For the foregoing reasons, the defendants’ motion to dismiss (document no. 21) is granted as to Counts II, IV, and VIII. *67The defendants’ motion is denied as to Count VII, and denied as to Count I and Count III, to the extent that both counts are based on the defendants’ alleged manipulation of nicotine.

SO ORDERED.

. Because Bougopoulos's claim is not based on the inherent dangers of cigarettes, the court need not decide whether such a claim would be preempted.

. Bougopoulos does not specifically assert that Count II is based on § 402B, but the allegations in Count II largely track the language of that section, which is titled “Misrepresentation By Seller Of Chattels To Consumer.” In addition, Bougopoulos’s arguments in his opposition to the defendants' motion to dismiss regarding Count II focus mainly on § 402B.

. Although Bougopoulos does not label Count II a strict liability claim, "[t]he rule stated in [§ 402B] is one of strict liability for physical harm to the consumer.” § 402B cmt. a.

. Bougopoulos argues that although precedent concerning the availability of a § 402B claim in New Hampshire is lacking, the court should predict that the New Hampshire Supreme Court would recognize such a cause of action. Because Bougopoulos's products liability claim based on § 402B and his claims for negligent misrepresentation and intentional misrepresentation are redundant, the court need not predict whether the New Hampshire Supreme Court would recognize such a claim.
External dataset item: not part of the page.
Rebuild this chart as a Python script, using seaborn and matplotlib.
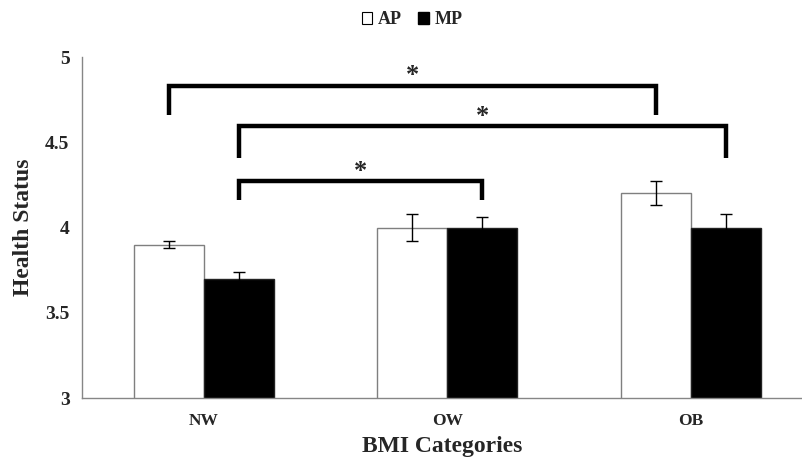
import numpy as np
import pandas as pd
import seaborn as sns
import matplotlib.pyplot as plt
from matplotlib.patches import Patch

categories = ["NW", "OW", "OB"]
groups = ["AP", "MP"]
ap_means = [3.90, 4.00, 4.20]
mp_means = [3.70, 4.00, 4.00]
ap_err = [0.02, 0.08, 0.07]
mp_err = [0.04, 0.06, 0.08]
yticks = [3, 3.5, 4, 4.5, 5]
ytick_labels = ["3", "3.5", "4", "4.5", "5"]

# significance brackets: (category, group) pairs, bracket height, leg bottom, star height
brackets = [
    (("NW", "AP"), ("OB", "AP"), 4.83, 4.66, 4.89),
    (("NW", "MP"), ("OB", "MP"), 4.595, 4.41, 4.65),
    (("NW", "MP"), ("OW", "MP"), 4.27, 4.16, 4.33),
]

df = pd.DataFrame({
    "BMI": categories * 2,
    "group": ["AP"] * 3 + ["MP"] * 3,
    "value": ap_means + mp_means,
})

sns.set_style("white")
plt.rcParams["font.family"] = ["Liberation Serif", "DejaVu Serif"]
plt.rcParams["font.weight"] = "bold"

fig = plt.figure(figsize=(8.03, 4.61), dpi=100)
ax = fig.add_axes([82 / 803, 1 - 398 / 461, 1 - 82 / 803, (398 - 57) / 461])

sns.barplot(data=df, x="BMI", y="value", hue="group", order=categories,
            hue_order=groups, palette={"AP": "white", "MP": "black"},
            width=0.575, errorbar=None, legend=False, ax=ax)

errs = {"AP": ap_err, "MP": mp_err}
means = {"AP": ap_means, "MP": mp_means}
centers = {}
for cont, g in zip(ax.containers, groups):
    for i, p in enumerate(cont.patches):
        p.set_edgecolor("#7f7f7f" if g == "AP" else "#222222")
        p.set_linewidth(1.0)
        cx = p.get_x() + p.get_width() / 2
        centers[(categories[i], g)] = cx
        ax.errorbar(cx, means[g][i], yerr=errs[g][i], fmt="none",
                    ecolor="black", elinewidth=1, capsize=4, capthick=1,
                    zorder=3)

for a, b, h, low, star in brackets:
    x1, x2 = centers[a], centers[b]
    ax.plot([x1, x1, x2, x2], [low, h, h, low], color="black", lw=3.2,
            solid_capstyle="butt", solid_joinstyle="miter", clip_on=False,
            zorder=4)
    ax.text((x1 + x2) / 2, star, "*", ha="center", va="center",
            fontsize=19, fontweight="bold", clip_on=False)

ax.set_xlim(-0.5, 2.46)
ax.set_ylim(3, 5)
ax.set_yticks(yticks)
ax.set_yticklabels(ytick_labels, fontsize=14, fontweight="bold")
ax.set_xticklabels(categories, fontsize=12.5, fontweight="bold")
ax.tick_params(axis="y", direction="out", length=5, color="#868686", width=1, pad=4)
ax.tick_params(axis="x", length=0, pad=11)
ax.set_xlabel("BMI Categories", fontsize=17, fontweight="bold", labelpad=5)
ax.set_ylabel("Health Status", fontsize=17, fontweight="bold", labelpad=8)

for s in ["top", "right"]:
    ax.spines[s].set_visible(False)
for s in ["left", "bottom"]:
    ax.spines[s].set_color("#868686")
    ax.spines[s].set_linewidth(1.0)

handles = [Patch(facecolor="white", edgecolor="black", linewidth=0.8),
           Patch(facecolor="black", edgecolor="black")]
fig.legend(handles, groups, loc="center", bbox_to_anchor=(412 / 803, 1 - 20 / 461),
           ncol=2, frameon=False, handlelength=0.6, handleheight=0.65,
           handletextpad=0.3, columnspacing=0.9, prop={"weight": "bold", "size": 13})

fig.savefig("out.png", dpi=100)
. Section 389 provides: "One who supplies directly or through a third person a chattel for another's use, knowing or having reason to know that the chattel is unlikely to be made reasonably safe before being put to a use which the supplier should expect it to be put, is subject to liability for physical harm caused by such use to those whom the supplier should expect to use the chattel or to be endangered by its probable use, and who are ignorant of the dangerous character of the chattel or whose knowledge thereof does not make them contributorily negligent, although the supplier has informed the other for whose use the chattel is supplied of its dangerous character.”
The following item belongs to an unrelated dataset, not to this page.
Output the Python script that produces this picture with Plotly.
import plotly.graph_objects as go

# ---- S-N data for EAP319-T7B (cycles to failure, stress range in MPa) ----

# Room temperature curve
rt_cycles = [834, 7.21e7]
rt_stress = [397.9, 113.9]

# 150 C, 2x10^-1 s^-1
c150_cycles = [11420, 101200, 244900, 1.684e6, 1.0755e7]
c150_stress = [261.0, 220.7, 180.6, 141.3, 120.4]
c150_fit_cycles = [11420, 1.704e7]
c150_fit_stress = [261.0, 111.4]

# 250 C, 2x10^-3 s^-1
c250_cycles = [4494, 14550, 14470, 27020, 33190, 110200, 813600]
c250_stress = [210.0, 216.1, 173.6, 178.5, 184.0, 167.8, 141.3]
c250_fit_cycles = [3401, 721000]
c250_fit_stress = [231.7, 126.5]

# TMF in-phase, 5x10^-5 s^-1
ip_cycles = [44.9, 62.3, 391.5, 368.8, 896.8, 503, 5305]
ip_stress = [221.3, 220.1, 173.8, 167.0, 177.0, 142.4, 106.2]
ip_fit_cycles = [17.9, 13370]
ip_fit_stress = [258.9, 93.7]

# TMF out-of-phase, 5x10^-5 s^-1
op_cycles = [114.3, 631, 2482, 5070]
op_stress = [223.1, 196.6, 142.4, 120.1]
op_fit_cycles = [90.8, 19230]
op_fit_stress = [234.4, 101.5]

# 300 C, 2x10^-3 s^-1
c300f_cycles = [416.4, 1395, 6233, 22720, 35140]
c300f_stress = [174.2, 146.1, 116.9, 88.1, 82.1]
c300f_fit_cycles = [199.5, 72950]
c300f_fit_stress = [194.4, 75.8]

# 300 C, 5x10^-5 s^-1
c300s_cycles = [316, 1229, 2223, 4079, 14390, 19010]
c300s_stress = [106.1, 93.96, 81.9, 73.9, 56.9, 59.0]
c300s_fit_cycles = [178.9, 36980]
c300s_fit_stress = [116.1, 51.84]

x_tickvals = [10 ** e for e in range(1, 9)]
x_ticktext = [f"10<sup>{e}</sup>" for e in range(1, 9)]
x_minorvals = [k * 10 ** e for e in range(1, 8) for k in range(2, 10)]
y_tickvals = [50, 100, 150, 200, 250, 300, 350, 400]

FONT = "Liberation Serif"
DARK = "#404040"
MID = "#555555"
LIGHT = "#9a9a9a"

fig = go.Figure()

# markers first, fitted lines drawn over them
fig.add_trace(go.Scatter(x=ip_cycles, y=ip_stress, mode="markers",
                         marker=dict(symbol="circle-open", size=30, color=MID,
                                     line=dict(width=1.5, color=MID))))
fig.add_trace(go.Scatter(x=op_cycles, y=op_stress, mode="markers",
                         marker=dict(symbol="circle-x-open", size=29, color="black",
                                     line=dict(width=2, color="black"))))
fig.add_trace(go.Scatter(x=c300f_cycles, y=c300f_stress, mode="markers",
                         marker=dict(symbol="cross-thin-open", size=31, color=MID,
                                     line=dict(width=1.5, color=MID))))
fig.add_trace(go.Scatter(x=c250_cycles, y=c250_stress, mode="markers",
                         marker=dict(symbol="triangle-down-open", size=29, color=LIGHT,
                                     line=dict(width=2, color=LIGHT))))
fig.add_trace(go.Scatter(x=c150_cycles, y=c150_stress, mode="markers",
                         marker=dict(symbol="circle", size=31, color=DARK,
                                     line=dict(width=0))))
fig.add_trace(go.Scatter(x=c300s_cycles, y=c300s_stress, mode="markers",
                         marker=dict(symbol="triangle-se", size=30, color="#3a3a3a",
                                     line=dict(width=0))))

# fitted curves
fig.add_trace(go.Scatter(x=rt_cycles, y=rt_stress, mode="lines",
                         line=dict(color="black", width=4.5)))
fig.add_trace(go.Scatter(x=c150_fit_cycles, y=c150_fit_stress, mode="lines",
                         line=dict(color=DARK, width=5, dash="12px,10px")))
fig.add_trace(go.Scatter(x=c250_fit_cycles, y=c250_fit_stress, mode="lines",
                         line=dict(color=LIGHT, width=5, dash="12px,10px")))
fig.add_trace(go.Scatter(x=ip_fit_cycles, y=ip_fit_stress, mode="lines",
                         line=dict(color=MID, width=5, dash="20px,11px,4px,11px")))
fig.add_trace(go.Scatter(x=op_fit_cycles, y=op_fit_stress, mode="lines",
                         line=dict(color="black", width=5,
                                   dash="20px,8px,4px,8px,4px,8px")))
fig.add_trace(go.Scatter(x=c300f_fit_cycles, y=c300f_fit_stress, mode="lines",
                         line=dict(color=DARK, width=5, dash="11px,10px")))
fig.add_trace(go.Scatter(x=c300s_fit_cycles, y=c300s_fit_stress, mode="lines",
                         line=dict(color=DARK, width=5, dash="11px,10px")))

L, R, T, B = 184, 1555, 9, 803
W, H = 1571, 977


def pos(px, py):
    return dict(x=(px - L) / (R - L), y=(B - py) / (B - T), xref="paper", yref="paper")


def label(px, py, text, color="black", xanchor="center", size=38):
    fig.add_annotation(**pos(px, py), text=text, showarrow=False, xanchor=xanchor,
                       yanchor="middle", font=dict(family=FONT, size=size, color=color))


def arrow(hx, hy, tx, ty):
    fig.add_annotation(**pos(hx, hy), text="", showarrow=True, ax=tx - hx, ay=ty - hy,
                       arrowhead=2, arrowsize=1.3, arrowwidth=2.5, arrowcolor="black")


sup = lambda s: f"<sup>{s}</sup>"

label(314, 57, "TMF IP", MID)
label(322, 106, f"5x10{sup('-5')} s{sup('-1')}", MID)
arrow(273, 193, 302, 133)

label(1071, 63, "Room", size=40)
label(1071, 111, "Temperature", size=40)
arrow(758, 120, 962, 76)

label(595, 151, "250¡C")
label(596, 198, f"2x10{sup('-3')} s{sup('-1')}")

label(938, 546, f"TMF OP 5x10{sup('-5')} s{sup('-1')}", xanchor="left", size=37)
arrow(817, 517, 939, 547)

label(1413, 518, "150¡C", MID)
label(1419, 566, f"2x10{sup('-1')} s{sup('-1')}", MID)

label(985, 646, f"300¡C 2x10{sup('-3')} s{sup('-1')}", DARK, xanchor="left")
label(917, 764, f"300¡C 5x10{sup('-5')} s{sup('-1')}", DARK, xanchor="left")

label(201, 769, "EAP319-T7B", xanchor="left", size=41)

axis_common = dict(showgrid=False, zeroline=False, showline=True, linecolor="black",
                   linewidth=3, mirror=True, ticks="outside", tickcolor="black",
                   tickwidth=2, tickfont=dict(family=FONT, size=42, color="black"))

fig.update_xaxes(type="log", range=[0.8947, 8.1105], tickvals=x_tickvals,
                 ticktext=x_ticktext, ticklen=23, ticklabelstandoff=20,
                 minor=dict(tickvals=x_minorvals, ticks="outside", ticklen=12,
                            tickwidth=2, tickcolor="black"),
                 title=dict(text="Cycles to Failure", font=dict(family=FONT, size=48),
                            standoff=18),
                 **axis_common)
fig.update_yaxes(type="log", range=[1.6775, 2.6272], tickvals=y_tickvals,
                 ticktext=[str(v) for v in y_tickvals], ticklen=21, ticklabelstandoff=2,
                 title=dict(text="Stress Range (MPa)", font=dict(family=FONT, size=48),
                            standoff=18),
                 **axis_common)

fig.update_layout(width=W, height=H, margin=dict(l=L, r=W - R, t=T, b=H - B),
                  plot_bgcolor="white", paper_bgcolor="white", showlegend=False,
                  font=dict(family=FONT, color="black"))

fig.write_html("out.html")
. These allegations are contained in the paragraphs in Count IV. The allegations in Count III are nearly identical. See Compl. § 37.

. To the extent Bougopoulos argues in his opposition that his negligence claim is based in part on the defendants’ alleged misrepresentations about the safety of cigarettes, that claim is not sufficiently presented in his complaint. Even if Bougopoulos had made such allegations, that part of his negligence claim would be dismissed because it is duplicative of his negligent misrepresentation claim in Count V. See Fed.R.Civ.P. 12(f).
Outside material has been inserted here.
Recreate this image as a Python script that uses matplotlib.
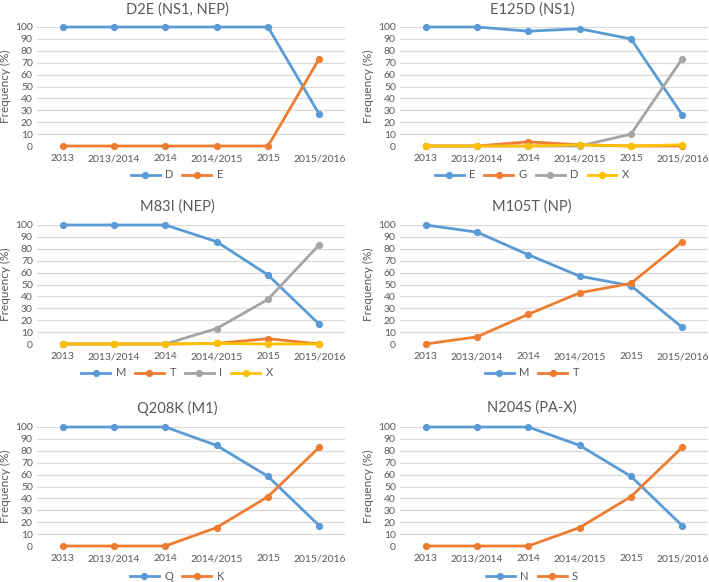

. Although the defendants argue in their reply that Bougopoulos's allegations in support of his CPA claim do not meet the heightened pleading standard of Federal Rule of Civil Procedure 9(b), "[tjhis court ordinarily does not consider arguments raised for the first time in a reply memorandum and sees no reason to do so here.” Contour Design, Inc. v. Chance Mold Steel Co. Ltd., 2011 WL 1564612, at *6 (D.N.H. Apr. 25, 2011).

. To the extent Bougopoulos argues that Diaz v. Gates, 420 F.3d 897 (9th Cir.2005) (per curiam) supports his argument that a smoker's loss of income due to an inability to work is a property interest under RICO, that case has been called into doubt by numerous other cases and the court is not persuaded by its reasoning. See Evans v. City of Chicago, 434 F.3d 916, 931 n. 26 (7th Cir.2006); Camarillo v. City of Maywood, 2008 WL 4056994, at *2 (C.D.Cal. Aug. 27, 2008).